La señora se acicala en casa, donde dispone de jofainas, zafas y diversos jabones perfumados, pero, además, acude al baño público dos tardes por semana, a la hora de las mujeres. Allí la atienden peluqueras y masajistas que amasan sus preciosas carnes con aceite perfumado de algalia (galiya). Después actúan las maquilladoras (masito) especialistas en depilación, con cenizas de nuez y otros productos.
En el gabinete de la bella no faltan botes de cerámica o de cristal (sammama) con ungüentos y polvos de olor y con alheña para las uñas, las manos y los pies. Destapamos unos cuantos: el perfume huele a limón, a violetas, a rosas y a ámbar gris (anbar) y no falta el almizcle (misk). En un botecito de madera pintado de vivos colores que se cierra con una barra de palo descubrimos el secreto de los insondables y bellos ojos de las andalusíes: se los tiñen con polvo de antimonio (kuhl, los castellanos dirán: ojos alcoholados). El antimonio no solo se agrega a las cejas y a las pestañas. Da un poco de dentera verlas aplicarse el palito untado de negro antimonio al ojo abierto, cierran el párpado sobre el palito y lo retiran lateralmente. La parte interior de los párpados queda teñida de negro, lo que da gran vivacidad a la mirada. Los hombres elegantes se tiñen también. Resulta que el antimonio es un desinfectante natural que contribuye a purificar el ojo y lo mantiene a salvo de las afecciones oculares, entonces tan frecuentes. Los hombres de cabello gris suelen teñirlo con alheña o cártamo.
El pensamiento masculino dominante en al-Andalus es, ¡ay!, machista. Graves autores consideran que la mujer padece un deficiente desarrollo psíquico y le atribuyen malas inclinaciones congénitas. Para ellos la mujer es una criatura sospechosa, una deficiente mental inclinada a la lujuria, a la que hay que vigilar y atar corto. Ibn Hazn aconseja:
«Jamás pienses bien, hijo mío, de ninguna mujer. El espíritu de las mujeres está vacío de toda idea que no sea la de la unión sexual […], de ninguna otra cosa se preocupan, ni para otra cosa han sido creadas».
Otra flor del mismo tratadista:
«Nunca he visto, en ninguna parte, a una mujer que al darse cuenta de que un hombre la mira o escucha no haga meneos superfluos, que antes le eran ajenos, o diga palabras de más, que antes no juzgaba precisas».
El sagrado Corán abunda en la misma idea cuando ordena a las mujeres:
«bajar los ojos, conservar su pureza, no mostrar sus cuerpos sino a aquellos que deban verlos. Que tengan cubierto el seno, que no dejen ver sus rostros más que a sus padres, a sus abuelos, a sus maridos, a sus hijos, a los hijos de sus maridos, a sus hermanos, a sus sobrinos, a sus mujeres, a sus esclavas, a los servidores que les son de absoluta necesidad y a los niños que no conocen lo que debe ser cubierto. Que no crucen las piernas de manera que se vean sus adornos ocultos (Sura XXIV, 31)».
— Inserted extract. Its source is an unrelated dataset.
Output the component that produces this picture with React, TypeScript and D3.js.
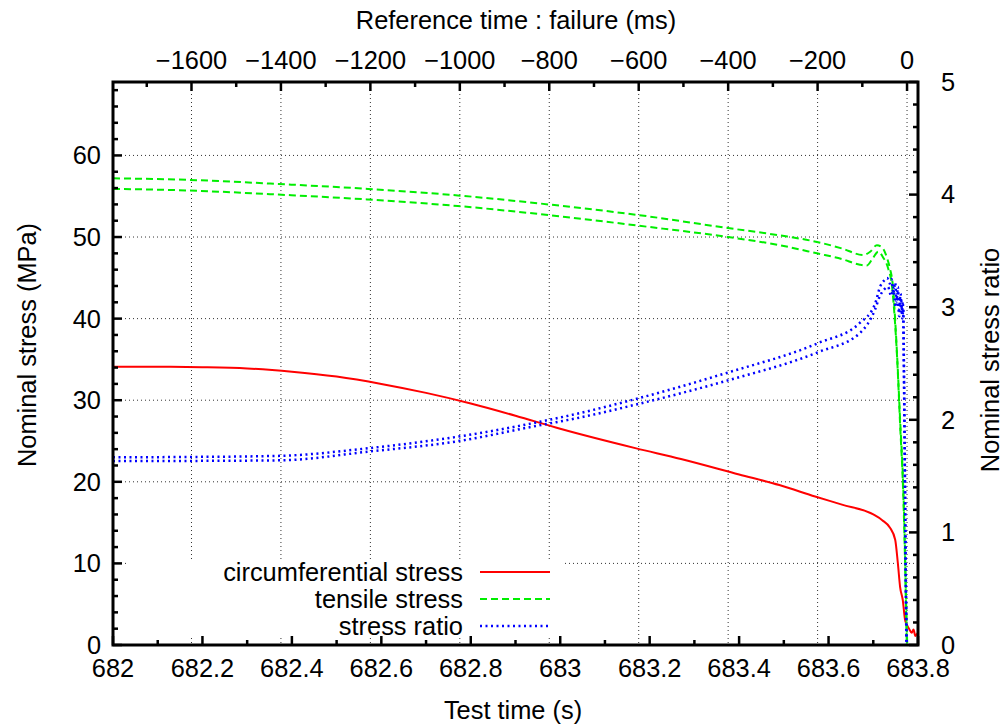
import React from "react";
import * as d3 from "d3";

// ---- data ----
const redTime = [682.0, 682.1, 682.2, 682.3, 682.4, 682.5, 682.6, 682.7, 682.8, 682.9, 683.0, 683.17, 683.27, 683.4, 683.49, 683.57, 683.63, 683.7, 683.72, 683.737, 683.749, 683.755, 683.76, 683.766, 683.771, 683.775, 683.78, 683.786, 683.79, 683.794, 683.797, 683.8];
const circStress = [34.1, 34.1, 34.05, 33.9, 33.5, 32.9, 32.0, 30.9, 29.6, 28.1, 26.5, 24.1, 22.8, 20.9, 19.6, 18.2, 17.2, 16.0, 15.3, 14.4, 12.9, 10.0, 7.1, 5.5, 3.1, 2.5, 2.0, 1.5, 1.9, 1.1, 1.3, 1.5];

const tensUpTime = [682.0, 682.17, 682.37, 682.57, 682.771, 682.973, 683.174, 683.375, 683.491, 683.574, 683.63, 683.677, 683.693, 683.708, 683.72, 683.731, 683.737, 683.744, 683.749, 683.753, 683.76, 683.767, 683.771, 683.773, 683.775];
const tensUp = [57.2, 57.0, 56.5, 55.9, 55.1, 54.0, 52.7, 51.1, 50.2, 49.4, 48.6, 47.8, 48.2, 49.0, 48.7, 47.4, 46.2, 43.9, 39.8, 35.8, 27.6, 19.4, 11.3, 5.1, 0];

const tensLoTime = [682.0, 682.17, 682.37, 682.57, 682.771, 682.973, 683.174, 683.375, 683.491, 683.574, 683.63, 683.67, 683.685, 683.699, 683.711, 683.722, 683.733, 683.742, 683.748, 683.753, 683.76, 683.767, 683.771, 683.774, 683.776];
const tensLo = [55.9, 55.7, 55.2, 54.6, 53.8, 52.7, 51.4, 50.0, 49.0, 48.0, 47.3, 46.6, 46.5, 47.4, 48.2, 47.5, 46.2, 43.9, 40.0, 35.5, 27.0, 18.5, 10.5, 4.0, 0];

const ratioUpTime = [682.0, 682.172, 682.373, 682.57, 682.771, 682.939, 683.044, 683.174, 683.375, 683.576, 683.67, 683.704, 683.715, 683.725, 683.731, 683.737, 683.741, 683.745, 683.749, 683.752, 683.755, 683.758, 683.761, 683.764, 683.766, 683.768, 683.77, 683.772, 683.774];
const ratioUp = [1.667, 1.67, 1.68, 1.747, 1.85, 1.97, 2.06, 2.19, 2.42, 2.68, 2.86, 3.03, 3.18, 3.24, 3.26, 3.21, 3.25, 3.12, 3.22, 3.05, 3.18, 2.98, 3.12, 2.95, 3.05, 2.6, 1.8, 0.9, 0.0];

const ratioLoTime = [682.0, 682.172, 682.373, 682.57, 682.771, 682.939, 683.044, 683.174, 683.375, 683.576, 683.67, 683.704, 683.715, 683.725, 683.733, 683.74, 683.745, 683.75, 683.754, 683.758, 683.762, 683.765, 683.767, 683.769, 683.771, 683.773, 683.775];
const ratioLo = [1.634, 1.635, 1.64, 1.717, 1.81, 1.94, 2.02, 2.14, 2.35, 2.6, 2.77, 2.98, 3.1, 3.16, 3.18, 3.1, 3.17, 3.0, 3.12, 2.92, 3.08, 2.9, 2.98, 2.3, 1.4, 0.5, 0];

const bottomTicks = [682, 682.2, 682.4, 682.6, 682.8, 683, 683.2, 683.4, 683.6, 683.8];
const topTicks = [-1600, -1400, -1200, -1000, -800, -600, -400, -200, 0];
const leftTicks = [0, 10, 20, 30, 40, 50, 60];
const rightTicks = [0, 1, 2, 3, 4, 5];

const legendLabels = ["circumferential stress", "tensile stress", "stress ratio"];

// ---- layout ----
const W = 1007, H = 725;
const L = 113, R = 918, T = 82, B = 645;
const FONT = "'Liberation Sans', Arial, Helvetica, sans-serif";
const FS = 25.4;

export default function App() {
  const x = d3.scaleLinear().domain([682, 683.8]).range([L, R]);
  const xTop = d3.scaleLinear().domain([-1775.5, 24.5]).range([L, R]);
  const y = d3.scaleLinear().domain([0, 69]).range([B, T]);
  const y2 = d3.scaleLinear().domain([0, 5]).range([B, T]);

  const mk = (ts: number[], vs: number[], sy: d3.ScaleLinear<number, number>) =>
    d3.line<number>().x((_, i) => x(ts[i])).y((v) => sy(v)).curve(d3.curveMonotoneX)(vs) || "";

  const leftMinor = d3.range(0, 69.01, 2);
  const rightMinor = d3.range(0, 5.001, 0.2);
  const bottomMinor = d3.range(682, 683.8001, 0.1);
  const topMinor = d3.range(-1700, 1, 100);

  const grid = { stroke: "#333", strokeWidth: 1, strokeDasharray: "1,3" };
  const tickStyle = { stroke: "#000", strokeWidth: 2.5 };

  const legendRows = [572, 599, 626];
  const legendStyles = [
    { stroke: "#ff0000", strokeWidth: 2, strokeDasharray: undefined as string | undefined },
    { stroke: "#00ee00", strokeWidth: 2, strokeDasharray: "7,4" },
    { stroke: "#0000ff", strokeWidth: 2.5, strokeDasharray: "2,3.5" },
  ];

  return (
    <div style={{ position: "absolute", left: 0, top: 0 }}>
      <svg width={W} height={H} style={{ display: "block", background: "#fff" }} fontFamily={FONT}>
        <defs>
          <clipPath id="plotClip">
            <rect x={L} y={T} width={R - L} height={B - T} />
          </clipPath>
        </defs>
        <rect x={0} y={0} width={W} height={H} fill="#fff" />

        {/* grid */}
        {topTicks.map((t) => (
          <line key={"gv" + t} x1={xTop(t)} x2={xTop(t)} y1={T} y2={B} {...grid} />
        ))}
        {leftTicks.filter((v) => v > 0).map((v) => (
          <line key={"gh" + v} x1={L} x2={R} y1={y(v)} y2={y(v)} {...grid} />
        ))}

        {/* legend background */}
        <rect x={127} y={559} width={436} height={78} fill="#fff" />

        {/* curves */}
        <g clipPath="url(#plotClip)" fill="none">
          <path d={mk(redTime, circStress, y)} stroke="#ff0000" strokeWidth={2} />
          <path d={mk(tensUpTime, tensUp, y)} stroke="#00ee00" strokeWidth={2} strokeDasharray="7,4" />
          <path d={mk(tensLoTime, tensLo, y)} stroke="#00ee00" strokeWidth={2} strokeDasharray="7,4" />
          <path d={mk(ratioUpTime, ratioUp, y2)} stroke="#0000ff" strokeWidth={2.5} strokeDasharray="2,3.5" />
          <path d={mk(ratioLoTime, ratioLo, y2)} stroke="#0000ff" strokeWidth={2.5} strokeDasharray="2,3.5" />
        </g>

        {/* legend */}
        {legendLabels.map((lab, i) => (
          <g key={lab}>
            <text x={463} y={legendRows[i]} dy="0.35em" textAnchor="end" fontSize={FS} fill="#000">
              {lab}
            </text>
            <line x1={480} x2={550} y1={legendRows[i]} y2={legendRows[i]} {...legendStyles[i]} />
          </g>
        ))}

        {/* ticks */}
        {leftMinor.map((v) => (
          <line key={"lm" + v} x1={L} x2={L + (v % 10 === 0 ? 9 : 5)} y1={y(v)} y2={y(v)} {...tickStyle} />
        ))}
        {rightMinor.map((v, i) => (
          <line key={"rm" + i} x1={R} x2={R - (i % 5 === 0 ? 9 : 5)} y1={y2(v)} y2={y2(v)} {...tickStyle} />
        ))}
        {bottomMinor.map((v, i) => (
          <line key={"bm" + i} x1={x(v)} x2={x(v)} y1={B} y2={B - (i % 2 === 0 ? 9 : 5)} {...tickStyle} />
        ))}
        {topMinor.map((v, i) => (
          <line key={"tm" + i} x1={xTop(v)} x2={xTop(v)} y1={T} y2={T + (v % 200 === 0 ? 9 : 5)} {...tickStyle} />
        ))}

        {/* frame */}
        <rect x={L} y={T} width={R - L} height={B - T} fill="none" stroke="#000" strokeWidth={3} />

        {/* tick labels */}
        {leftTicks.map((v) => (
          <text key={"ll" + v} x={101} y={y(v)} dy="0.35em" textAnchor="end" fontSize={FS}>
            {v}
          </text>
        ))}
        {rightTicks.map((v) => (
          <text key={"rl" + v} x={941} y={y2(v)} dy="0.35em" textAnchor="start" fontSize={FS}>
            {v}
          </text>
        ))}
        {bottomTicks.map((v) => (
          <text key={"bl" + v} x={x(v)} y={677} textAnchor="middle" fontSize={FS}>
            {d3.format("")(+v.toFixed(1))}
          </text>
        ))}
        {topTicks.map((v) => (
          <text key={"tl" + v} x={xTop(v)} y={69} textAnchor="middle" fontSize={FS}>
            {v < 0 ? "\u2212" + Math.abs(v) : String(v)}
          </text>
        ))}

        {/* axis titles */}
        <text x={516} y={29} textAnchor="middle" fontSize={FS}>
          Reference time : failure (ms)
        </text>
        <text x={513} y={719} textAnchor="middle" fontSize={FS}>
          Test time (s)
        </text>
        <text transform={`translate(27,345) rotate(-90)`} dy="0.35em" textAnchor="middle" fontSize={FS}>
          Nominal stress (MPa)
        </text>
        <text transform={`translate(990,360) rotate(-90)`} dy="0.35em" textAnchor="middle" fontSize={FS}>
          Nominal stress ratio
        </text>
      </svg>
    </div>
  );
}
Mano firme es, evidentemente, lo que precisa este ser veleidoso. A pesar de ello, el islam tasa generosamente sus parvos merecimientos y se muestra compasivo con ellas.
Naturalmente, algunos perspicaces ingenios protestaron contra el envilecimiento institucional de la mujer, pero ¿qué son estas denuncias sino breve gota de agua en el inmenso arenal del fanatismo machista? Señala Averroes:
«Las mujeres parecen destinadas exclusivamente a parir y amamantar a los hijos, y ese estado de servidumbre ha destruido en ellas la facultad de las grandes cosas. He aquí por qué no se ve entre nosotros mujer alguna dotada de virtudes morales; su vida transcurre como la de las plantas, al cuidado de los maridos».
Esta mujer socialmente postergada se rebela echando mano de las escasas armas que tiene a su alcance, supera al marido con ingenio y astucia y se convierte en una criatura despótica e intrigante que a menudo se venga del tirano doméstico hiriéndolo donde más le duele; es decir, se las arregla para eludir la vigilancia carcelaria de que es objeto y comete adulterio. Para hacer frente a esta pavorosa eventualidad, el dueño y señor recurre a veces a un drástico remedio: extirparle el clítoris para privarla de toda posibilidad de experimentar placer sexual. De esta manera, la mujer queda reducida a lo que funcionalmente es: un orificio destinado a procurarle placer y una matriz destinada a darle descendencia. Otras veces la bárbara cirugía se justifica con fines estéticos, en mujeres afectadas de hipertrofia. Un cirujano cordobés del siglo X escribe: «Algunas tienen un clítoris tan grande que al ponerse erecto semeja un pene viril y hasta logran copular con él» (lo que alude a la homosexualidad femenina tan frecuente en los harenes, aunque el islam la prohíbe).